The analyst points to “fundamental differences” between foreigners and locals. “It’s about faith, culture, mentality, lifestyle… Besides, our society is also a very conservative one. I think integrating will be difficult for them,” concludes the analyst.

 

Deepali Shah paints mehendi on a girl's hand. What was once a hobby has become a source of income for her. Credit: Lilit Gasparyan/IPS

Deepali Shah paints mehendi on a girl’s hand. What was once a hobby has become a source of income for her. Credit: Lilit Gasparyan/IPS

 

A feel of home

This surge of Indian migrants has also paved the way for scammers and human traffickers. There have been reports of individuals being offered fake jobs in Western countries before getting stranded in Armenia.
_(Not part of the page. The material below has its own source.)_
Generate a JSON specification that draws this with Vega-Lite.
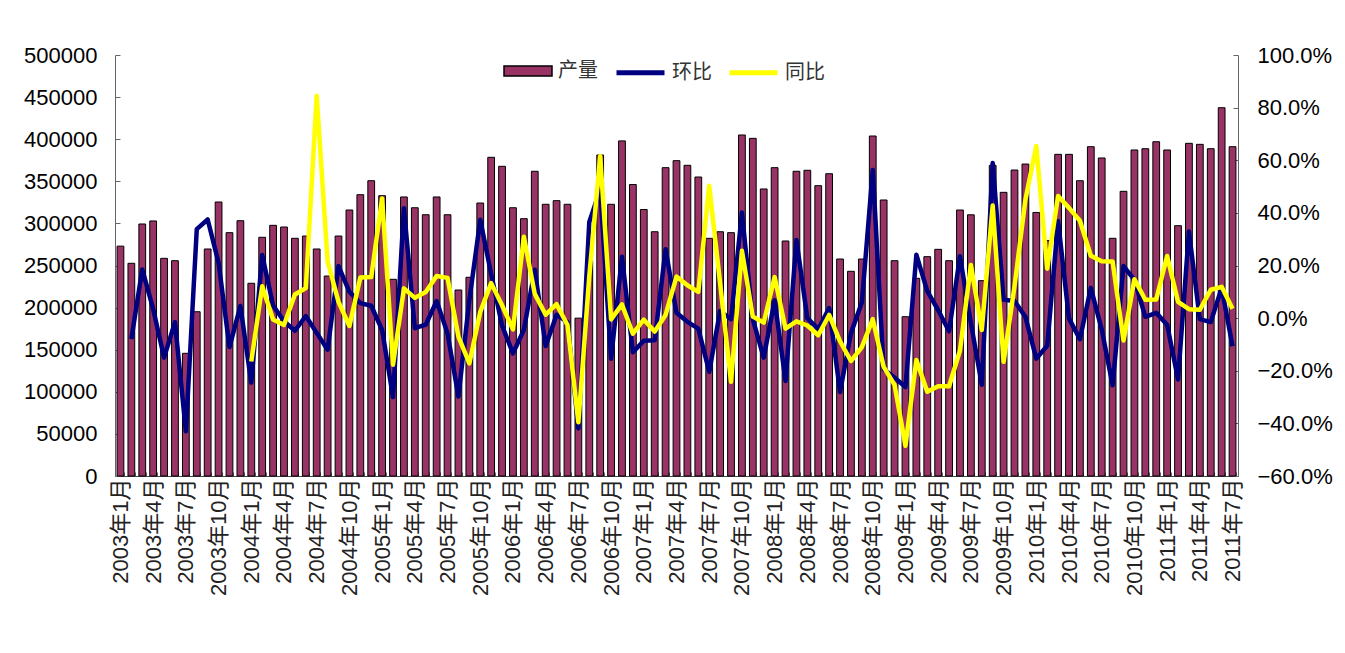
{
  "$schema": "https://vega.github.io/schema/vega-lite/v6.json",
  "width": 1123,
  "height": 421,
  "autosize": "none",
  "padding": {"left": 115, "top": 55, "right": 107, "bottom": 177},
  "background": "white",
  "config": {
    "view": {"stroke": null},
    "font": "Liberation Sans, Noto Sans CJK SC",
    "axis": {"grid": false, "labelColor": "#000000", "domainColor": "#666666", "tickColor": "#666666", "labelFont": "Liberation Sans, Noto Sans CJK SC"}
  },
  "data": {"values": [
    {"月份": "2003年1月", "产量": 273000, "环比": null, "同比": null},
    {"月份": "2003年2月", "产量": 252600, "环比": -0.080, "同比": null},
    {"月份": "2003年3月", "产量": 299300, "环比": 0.185, "同比": null},
    {"月份": "2003年4月", "产量": 302900, "环比": 0.035, "同比": null},
    {"月份": "2003年5月", "产量": 258500, "环比": -0.150, "同比": null},
    {"月份": "2003年6月", "产量": 255700, "环比": -0.015, "同比": null},
    {"月份": "2003年7月", "产量": 145700, "环比": -0.430, "同比": null},
    {"月份": "2003年8月", "产量": 195100, "环比": 0.338, "同比": null},
    {"月份": "2003年9月", "产量": 269600, "环比": 0.375, "同比": null},
    {"月份": "2003年10月", "产量": 325400, "环比": 0.210, "同比": null},
    {"月份": "2003年11月", "产量": 289000, "环比": -0.110, "同比": null},
    {"月份": "2003年12月", "产量": 303200, "环比": 0.046, "同比": null},
    {"月份": "2004年1月", "产量": 228900, "环比": -0.245, "同比": -0.165},
    {"月份": "2004年2月", "产量": 283500, "环比": 0.240, "同比": 0.121},
    {"月份": "2004年3月", "产量": 297700, "环比": 0.048, "同比": -0.005},
    {"月份": "2004年4月", "产量": 295700, "环比": -0.012, "同比": -0.026},
    {"月份": "2004年5月", "产量": 282300, "环比": -0.048, "同比": 0.090},
    {"月份": "2004年6月", "产量": 285000, "环比": 0.008, "同比": 0.114},
    {"月份": "2004年7月", "产量": 269600, "环比": -0.056, "同比": 0.845},
    {"月份": "2004年8月", "产量": 237500, "环比": -0.120, "同比": 0.216},
    {"月份": "2004年9月", "产量": 285000, "环比": 0.198, "同比": 0.062},
    {"月份": "2004年10月", "产量": 315900, "环比": 0.100, "同比": -0.030},
    {"月份": "2004年11月", "产量": 334100, "环比": 0.057, "同比": 0.154},
    {"月份": "2004年12月", "产量": 350700, "环比": 0.047, "同比": 0.156},
    {"月份": "2005年1月", "产量": 332900, "环比": -0.045, "同比": 0.455},
    {"月份": "2005年2月", "产量": 233600, "环比": -0.300, "同比": -0.177},
    {"月份": "2005年3月", "产量": 331400, "环比": 0.418, "同比": 0.113},
    {"月份": "2005年4月", "产量": 318600, "环比": -0.038, "同比": 0.077},
    {"月份": "2005年5月", "产量": 310300, "环比": -0.025, "同比": 0.099},
    {"月份": "2005年6月", "产量": 331400, "环比": 0.065, "同比": 0.160},
    {"月份": "2005年7月", "产量": 310300, "环比": -0.058, "同比": 0.153},
    {"月份": "2005年8月", "产量": 220900, "环比": -0.298, "同比": -0.070},
    {"月份": "2005年9月", "产量": 236000, "环比": 0.068, "同比": -0.172},
    {"月份": "2005年10月", "产量": 324200, "环比": 0.374, "同比": 0.023},
    {"月份": "2005年11月", "产量": 378500, "环比": 0.168, "同比": 0.133},
    {"月份": "2005年12月", "产量": 367800, "环比": -0.028, "同比": 0.049},
    {"月份": "2006年1月", "产量": 318600, "环比": -0.134, "同比": -0.043},
    {"月份": "2006年2月", "产量": 305600, "环比": -0.045, "同比": 0.309},
    {"月份": "2006年3月", "产量": 361900, "环比": 0.184, "同比": 0.092},
    {"月份": "2006年4月", "产量": 322700, "环比": -0.106, "同比": 0.013},
    {"月份": "2006年5月", "产量": 327000, "环比": 0.013, "同比": 0.053},
    {"月份": "2006年6月", "产量": 322700, "环比": -0.015, "同比": -0.026},
    {"月份": "2006年7月", "产量": 187500, "环比": -0.419, "同比": -0.396},
    {"月份": "2006年8月", "产量": 256000, "环比": 0.365, "同比": 0.159},
    {"月份": "2006年9月", "产量": 381200, "环比": 0.489, "同比": 0.615},
    {"月份": "2006年10月", "产量": 322700, "环比": -0.154, "同比": -0.005},
    {"月份": "2006年11月", "产量": 398000, "环比": 0.233, "同比": 0.052},
    {"月份": "2006年12月", "产量": 346200, "环比": -0.130, "同比": -0.059},
    {"月份": "2007年1月", "产量": 316500, "环比": -0.086, "同比": -0.006},
    {"月份": "2007年2月", "产量": 290100, "环比": -0.084, "同比": -0.051},
    {"月份": "2007年3月", "产量": 366200, "环比": 0.262, "同比": 0.012},
    {"月份": "2007年4月", "产量": 374500, "环比": 0.020, "同比": 0.158},
    {"月份": "2007年5月", "产量": 369000, "环比": -0.014, "同比": 0.125},
    {"月份": "2007年6月", "产量": 355100, "环比": -0.040, "同比": 0.100},
    {"月份": "2007年7月", "产量": 282300, "环比": -0.204, "同比": 0.503},
    {"月份": "2007年8月", "产量": 290100, "环比": 0.027, "同比": 0.133},
    {"月份": "2007年9月", "产量": 289000, "环比": -0.004, "同比": -0.242},
    {"月份": "2007年10月", "产量": 405000, "环比": 0.401, "同比": 0.256},
    {"月份": "2007年11月", "产量": 401000, "环比": -0.005, "同比": 0.006},
    {"月份": "2007年12月", "产量": 340900, "环比": -0.150, "同比": -0.017},
    {"月份": "2008年1月", "产量": 366200, "环比": 0.068, "同比": 0.156},
    {"月份": "2008年2月", "产量": 279100, "环比": -0.239, "同比": -0.040},
    {"月份": "2008年3月", "产量": 361900, "环比": 0.297, "同比": -0.012},
    {"月份": "2008年4月", "产量": 363100, "环比": 0.000, "同比": -0.028},
    {"月份": "2008年5月", "产量": 344800, "环比": -0.042, "同比": -0.065},
    {"月份": "2008年6月", "产量": 359000, "环比": 0.038, "同比": 0.012},
    {"月份": "2008年7月", "产量": 257700, "环比": -0.281, "同比": -0.088},
    {"月份": "2008年8月", "产量": 243100, "环比": -0.057, "同比": -0.163},
    {"月份": "2008年9月", "产量": 257700, "环比": 0.059, "同比": -0.110},
    {"月份": "2008年10月", "产量": 403800, "环比": 0.563, "同比": -0.004},
    {"月份": "2008年11月", "产量": 327800, "环比": -0.194, "同比": -0.185},
    {"月份": "2008年12月", "产量": 255700, "环比": -0.226, "同比": -0.254},
    {"月份": "2009年1月", "产量": 189200, "环比": -0.262, "同比": -0.485},
    {"月份": "2009年2月", "产量": 234800, "环比": 0.241, "同比": -0.159},
    {"月份": "2009年3月", "产量": 260500, "环比": 0.103, "同比": -0.280},
    {"月份": "2009年4月", "产量": 269200, "环比": 0.030, "同比": -0.259},
    {"月份": "2009年5月", "产量": 255700, "环比": -0.050, "同比": -0.259},
    {"月份": "2009年6月", "产量": 315900, "环比": 0.235, "同比": -0.123},
    {"月份": "2009年7月", "产量": 310200, "环比": -0.018, "同比": 0.202},
    {"月份": "2009年8月", "产量": 232000, "环比": -0.253, "同比": -0.045},
    {"月份": "2009年9月", "产量": 369000, "环比": 0.590, "同比": 0.428},
    {"月份": "2009年10月", "产量": 336900, "环比": 0.070, "同比": -0.166},
    {"月份": "2009年11月", "产量": 363400, "环比": 0.065, "同比": 0.120},
    {"月份": "2009年12月", "产量": 370500, "环比": 0.005, "同比": 0.450},
    {"月份": "2010年1月", "产量": 313000, "环比": -0.154, "同比": 0.654},
    {"月份": "2010年2月", "产量": 279600, "环比": -0.105, "同比": 0.188},
    {"月份": "2010年3月", "产量": 382000, "环比": 0.368, "同比": 0.464},
    {"月份": "2010年4月", "产量": 382000, "环比": -0.002, "同比": 0.419},
    {"月份": "2010年5月", "产量": 350700, "环比": -0.080, "同比": 0.370},
    {"月份": "2010年6月", "产量": 391100, "环比": 0.115, "同比": 0.237},
    {"月份": "2010年7月", "产量": 377700, "环比": -0.043, "同比": 0.216},
    {"月份": "2010年8月", "产量": 282300, "环比": -0.255, "同比": 0.215},
    {"月份": "2010年9月", "产量": 338100, "环比": 0.198, "同比": -0.085},
    {"月份": "2010年10月", "产量": 387200, "环比": 0.145, "同比": 0.148},
    {"月份": "2010年11月", "产量": 388700, "环比": 0.005, "同比": 0.070},
    {"月份": "2010年12月", "产量": 397000, "环比": 0.020, "同比": 0.071},
    {"月份": "2011年1月", "产量": 387200, "环比": -0.025, "同比": 0.236},
    {"月份": "2011年2月", "产量": 297300, "环比": -0.233, "同比": 0.062},
    {"月份": "2011年3月", "产量": 395100, "环比": 0.329, "同比": 0.034},
    {"月份": "2011年4月", "产量": 393900, "环比": -0.004, "同比": 0.032},
    {"月份": "2011年5月", "产量": 388700, "环比": -0.015, "同比": 0.108},
    {"月份": "2011年6月", "产量": 437400, "环比": 0.115, "同比": 0.119},
    {"月份": "2011年7月", "产量": 391100, "环比": -0.107, "同比": 0.036}
  ]},
  "encoding": {
    "x": {
      "field": "月份", "type": "ordinal", "sort": null,
      "scale": {"paddingInner": 0.38, "paddingOuter": 0.19},
      "axis": {
        "title": null, "labelAngle": -90, "labelFontSize": 22, "labelPadding": 6,
        "labelOverlap": false, "labelColor": "#222222",
        "labelExpr": "(indexof(datum.label,'年1月')>0 || indexof(datum.label,'年4月')>0 || indexof(datum.label,'年7月')>0 || indexof(datum.label,'年10月')>0) ? datum.label : ''",
        "tickBand": "extent", "tickSize": -4, "domainColor": "#444444"
      }
    }
  },
  "layer": [
    {
      "mark": {"type": "bar", "stroke": "#000000", "strokeWidth": 1},
      "encoding": {
        "y": {
          "field": "产量", "type": "quantitative",
          "scale": {"domain": [0, 500000]},
          "axis": {"title": null, "values": [0, 50000, 100000, 150000, 200000, 250000, 300000, 350000, 400000, 450000, 500000], "format": "d", "labelFontSize": 22, "tickSize": -5, "labelPadding": 23}
        },
        "fill": {
          "datum": "产量",
          "scale": {"domain": ["产量"], "range": ["#993366"]},
          "legend": {
            "title": null, "orient": "none", "legendX": 388, "legendY": -9, "direction": "horizontal",
            "padding": 0, "symbolSize": 2304, "symbolType": "M-1,-0.21H1V0.21H-1Z",
            "symbolStrokeColor": "#000000", "symbolStrokeWidth": 1.5, "symbolOpacity": 1,
            "labelFontSize": 20, "labelFont": "Noto Sans CJK SC", "labelColor": "#333333", "labelOffset": 5
          }
        }
      }
    },
    {
      "encoding": {
        "y": {
          "type": "quantitative",
          "scale": {"domain": [-0.6, 1.0]},
          "axis": {"title": null, "orient": "right", "values": [-0.6, -0.4, -0.2, 0, 0.2, 0.4, 0.6, 0.8, 1.0], "format": ".1%", "labelFontSize": 22, "tickSize": -5, "labelPadding": 24}
        }
      },
      "layer": [
        {
          "mark": {"type": "line", "strokeWidth": 4.5, "strokeJoin": "round"},
          "encoding": {
            "y": {"field": "环比", "type": "quantitative"},
            "stroke": {
              "datum": "环比",
              "scale": {"domain": ["环比", "同比"], "range": ["#000080", "#FFFF00"]},
              "legend": {
                "title": null, "orient": "none", "legendX": 499, "legendY": -9, "direction": "horizontal",
                "padding": 0, "symbolSize": 2304, "symbolType": "stroke", "symbolStrokeWidth": 5,
                "labelFontSize": 20, "labelFont": "Noto Sans CJK SC", "labelColor": "#333333", "labelOffset": 5,
                "columnPadding": 7
              }
            }
          }
        },
        {
          "mark": {"type": "line", "strokeWidth": 4.5, "strokeJoin": "round"},
          "encoding": {"y": {"field": "同比", "type": "quantitative"}, "stroke": {"datum": "同比"}}
        }
      ]
    }
  ],
  "resolve": {"scale": {"y": "independent"}}
}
However, things are very different when people can travel safely, rely on a decent job and enjoy stability.

It’s already seven years since Parangesh Shah and Deepali, an Indian couple in their late 40s, arrived in Armenia. Parangesh, a diamond processing specialist, was transferred to the Caucasus country by his company in India.

“We didn’t even know where Armenia was. We hadn’t heard about this country before,” Deepali tells IPS from her Indian-style home.

She has set up a small business out of her hobby in Armenia. She makes traditional Indian drawings on the skin with henna. They are called “mehendi”, and their price ranges from $2,5 to $125 depending on the volume and complexity of the work.

“When I came here, I made a mehendi on the hand of one of my friends. I posted a picture of it on social media. Soon after, many girls contacted me and asked me to draw beautiful mehendis on their hands. Now I have many clients, and mostly Armenians,” she says.

A lot has changed during their years in Armenia. Today, they are even invited to local weddings and dance to traditional songs. The couple says they could have never imagined that Armenia would become a “little India” for them.

“It’s so beautiful here! Besides, Indians work in shops, deliver food, do home repairs…” says Deepali. “It almost feels like being back home”.